-- Start of DATA LINES --

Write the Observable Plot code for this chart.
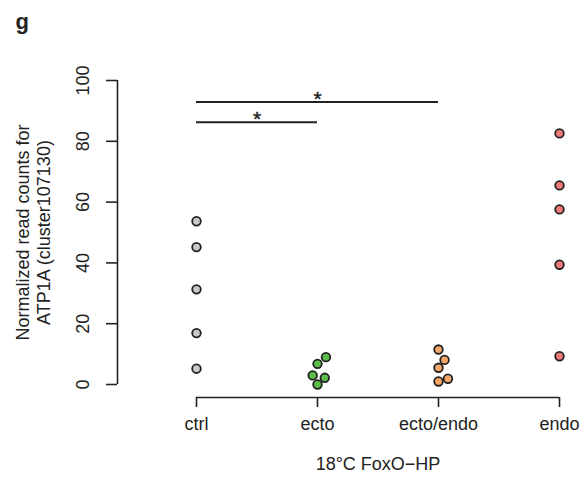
<!DOCTYPE html>
<html>
<head>
<meta charset="utf-8">
<script src="https://cdn.jsdelivr.net/npm/d3@7"></script>
<script src="https://cdn.jsdelivr.net/npm/@observablehq/plot@0.6"></script>
<style>
  html, body { margin: 0; padding: 0; background: #fff; }
  #chart svg { display: block; }
</style>
</head>
<body>
<div id="chart"></div>
<script>
// ---- data ----
const categories = ["ctrl", "ecto", "ecto/endo", "endo"];
const colors = ["#c8c8c8", "#5cbd4a", "#f6a768", "#f07a7a"];
const ctrlValues = [53.7, 45.2, 31.3, 16.9, 5.2];
const ectoValues = [9.0, 6.8, 3.0, 2.2, 0.0];
const ectoEndoValues = [11.5, 8.1, 5.5, 1.9, 1.0];
const endoValues = [82.6, 65.5, 57.6, 39.4, 9.3];
// horizontal jitter, in category units
const ctrlJitter = [0, 0, 0, 0, 0];
const ectoJitter = [0.07, 0, -0.04, 0.06, 0];
const ectoEndoJitter = [0, 0.05, 0, 0.078, 0];
const endoJitter = [0, 0, 0, 0, 0];
const yTicks = [0, 20, 40, 60, 80, 100];
const bracketFrom = [0, 0];
const bracketTo = [1, 2];
const bracketY = [86.3, 92.9];
const bracketLabel = ["*", "*"];
const yTitle = "Normalized read counts for\nATP1A (cluster107130)";
const xTitle = "18°C FoxO\u2212HP";
const panelLabel = "g";

// ---- build table ----
const groups = [ctrlValues, ectoValues, ectoEndoValues, endoValues];
const jitters = [ctrlJitter, ectoJitter, ectoEndoJitter, endoJitter];
const points = [];
groups.forEach((vals, gi) => vals.forEach((v, j) => points.push({g: gi, v, jx: gi + jitters[gi][j]})));
const brackets = bracketFrom.map((f, i) => ({x1: f, x2: bracketTo[i], y: bracketY[i], label: bracketLabel[i]}));

const ink = "#222";
const fontFamily = "Liberation Sans, Arial, Helvetica, sans-serif";

const chart = Plot.plot({
  width: 588,
  height: 487,
  marginLeft: 196,
  marginRight: 29,
  marginTop: 80,
  marginBottom: 103,
  style: {fontFamily, fontSize: "18px", color: ink, background: "#fff"},
  x: {domain: [0, 3], axis: null},
  y: {domain: [0, 100], axis: null},
  marks: [
    // y axis
    Plot.axisY({ticks: yTicks, tickSize: 11, tickFormat: () => "", dx: -79, stroke: ink, strokeWidth: 1.6}),
    Plot.ruleX([0], {y1: 0, y2: 100, dx: -79, stroke: ink, strokeWidth: 1.6}),
    Plot.text(yTicks, {x: 0, y: d => d, text: d => String(d), rotate: -90, dx: -113, fontSize: 18, fill: ink}),
    Plot.text([yTitle], {frameAnchor: "left", rotate: -90, dx: -164, textAnchor: "middle", lineAnchor: "middle", fontSize: 18, lineHeight: 1.17, fill: ink}),
    // x axis
    Plot.ruleY([0], {x1: 0, x2: 3, dy: 13, stroke: ink, strokeWidth: 1.6}),
    Plot.axisX({ticks: [0, 1, 2, 3], tickSize: 10, tickFormat: () => "", dy: 13, stroke: ink, strokeWidth: 1.6}),
    Plot.text(categories, {x: (d, i) => i, frameAnchor: "bottom", dy: 45, fontSize: 18, fill: ink}),
    Plot.text([xTitle], {frameAnchor: "bottom", dy: 85, fontSize: 18, fill: ink}),
    // significance brackets
    Plot.ruleY(brackets, {x1: "x1", x2: "x2", y: "y", stroke: ink, strokeWidth: 2}),
    Plot.text(brackets, {x: d => (d.x1 + d.x2) / 2, y: "y", text: "label", dy: -3, fontSize: 21, fill: ink, stroke: ink, strokeWidth: 0.4}),
    // points
    Plot.dot(points, {x: "jx", y: "v", r: 4.3, fill: d => colors[d.g], stroke: ink, strokeWidth: 1.8}),
    // panel label
    Plot.text([panelLabel], {frameAnchor: "top-left", dx: -181, dy: -59, fontSize: 22, fontWeight: "bold", fill: ink, textAnchor: "start", lineAnchor: "middle"})
  ]
});
document.getElementById("chart").appendChild(chart);
</script>
</body>
</html>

-- End of DATA LINES --

→ WRITTEN REQUEST: Write out the full set of lines verbatim, without the pictures.

→ RESULT BELOW:
Write the Observable Plot code for this chart.
<!DOCTYPE html>
<html>
<head>
<meta charset="utf-8">
<script src="https://cdn.jsdelivr.net/npm/d3@7"></script>
<script src="https://cdn.jsdelivr.net/npm/@observablehq/plot@0.6"></script>
<style>
  html, body { margin: 0; padding: 0; background: #fff; }
  #chart svg { display: block; }
</style>
</head>
<body>
<div id="chart"></div>
<script>
// ---- data ----
const categories = ["ctrl", "ecto", "ecto/endo", "endo"];
const colors = ["#c8c8c8", "#5cbd4a", "#f6a768", "#f07a7a"];
const ctrlValues = [53.7, 45.2, 31.3, 16.9, 5.2];
const ectoValues = [9.0, 6.8, 3.0, 2.2, 0.0];
const ectoEndoValues = [11.5, 8.1, 5.5, 1.9, 1.0];
const endoValues = [82.6, 65.5, 57.6, 39.4, 9.3];
// horizontal jitter, in category units
const ctrlJitter = [0, 0, 0, 0, 0];
const ectoJitter = [0.07, 0, -0.04, 0.06, 0];
const ectoEndoJitter = [0, 0.05, 0, 0.078, 0];
const endoJitter = [0, 0, 0, 0, 0];
const yTicks = [0, 20, 40, 60, 80, 100];
const bracketFrom = [0, 0];
const bracketTo = [1, 2];
const bracketY = [86.3, 92.9];
const bracketLabel = ["*", "*"];
const yTitle = "Normalized read counts for\nATP1A (cluster107130)";
const xTitle = "18°C FoxO\u2212HP";
const panelLabel = "g";

// ---- build table ----
const groups = [ctrlValues, ectoValues, ectoEndoValues, endoValues];
const jitters = [ctrlJitter, ectoJitter, ectoEndoJitter, endoJitter];
const points = [];
groups.forEach((vals, gi) => vals.forEach((v, j) => points.push({g: gi, v, jx: gi + jitters[gi][j]})));
const brackets = bracketFrom.map((f, i) => ({x1: f, x2: bracketTo[i], y: bracketY[i], label: bracketLabel[i]}));

const ink = "#222";
const fontFamily = "Liberation Sans, Arial, Helvetica, sans-serif";

const chart = Plot.plot({
  width: 588,
  height: 487,
  marginLeft: 196,
  marginRight: 29,
  marginTop: 80,
  marginBottom: 103,
  style: {fontFamily, fontSize: "18px", color: ink, background: "#fff"},
  x: {domain: [0, 3], axis: null},
  y: {domain: [0, 100], axis: null},
  marks: [
    // y axis
    Plot.axisY({ticks: yTicks, tickSize: 11, tickFormat: () => "", dx: -79, stroke: ink, strokeWidth: 1.6}),
    Plot.ruleX([0], {y1: 0, y2: 100, dx: -79, stroke: ink, strokeWidth: 1.6}),
    Plot.text(yTicks, {x: 0, y: d => d, text: d => String(d), rotate: -90, dx: -113, fontSize: 18, fill: ink}),
    Plot.text([yTitle], {frameAnchor: "left", rotate: -90, dx: -164, textAnchor: "middle", lineAnchor: "middle", fontSize: 18, lineHeight: 1.17, fill: ink}),
    // x axis
    Plot.ruleY([0], {x1: 0, x2: 3, dy: 13, stroke: ink, strokeWidth: 1.6}),
    Plot.axisX({ticks: [0, 1, 2, 3], tickSize: 10, tickFormat: () => "", dy: 13, stroke: ink, strokeWidth: 1.6}),
    Plot.text(categories, {x: (d, i) => i, frameAnchor: "bottom", dy: 45, fontSize: 18, fill: ink}),
    Plot.text([xTitle], {frameAnchor: "bottom", dy: 85, fontSize: 18, fill: ink}),
    // significance brackets
    Plot.ruleY(brackets, {x1: "x1", x2: "x2", y: "y", stroke: ink, strokeWidth: 2}),
    Plot.text(brackets, {x: d => (d.x1 + d.x2) / 2, y: "y", text: "label", dy: -3, fontSize: 21, fill: ink, stroke: ink, strokeWidth: 0.4}),
    // points
    Plot.dot(points, {x: "jx", y: "v", r: 4.3, fill: d => colors[d.g], stroke: ink, strokeWidth: 1.8}),
    // panel label
    Plot.text([panelLabel], {frameAnchor: "top-left", dx: -181, dy: -59, fontSize: 22, fontWeight: "bold", fill: ink, textAnchor: "start", lineAnchor: "middle"})
  ]
});
document.getElementById("chart").appendChild(chart);
</script>
</body>
</html>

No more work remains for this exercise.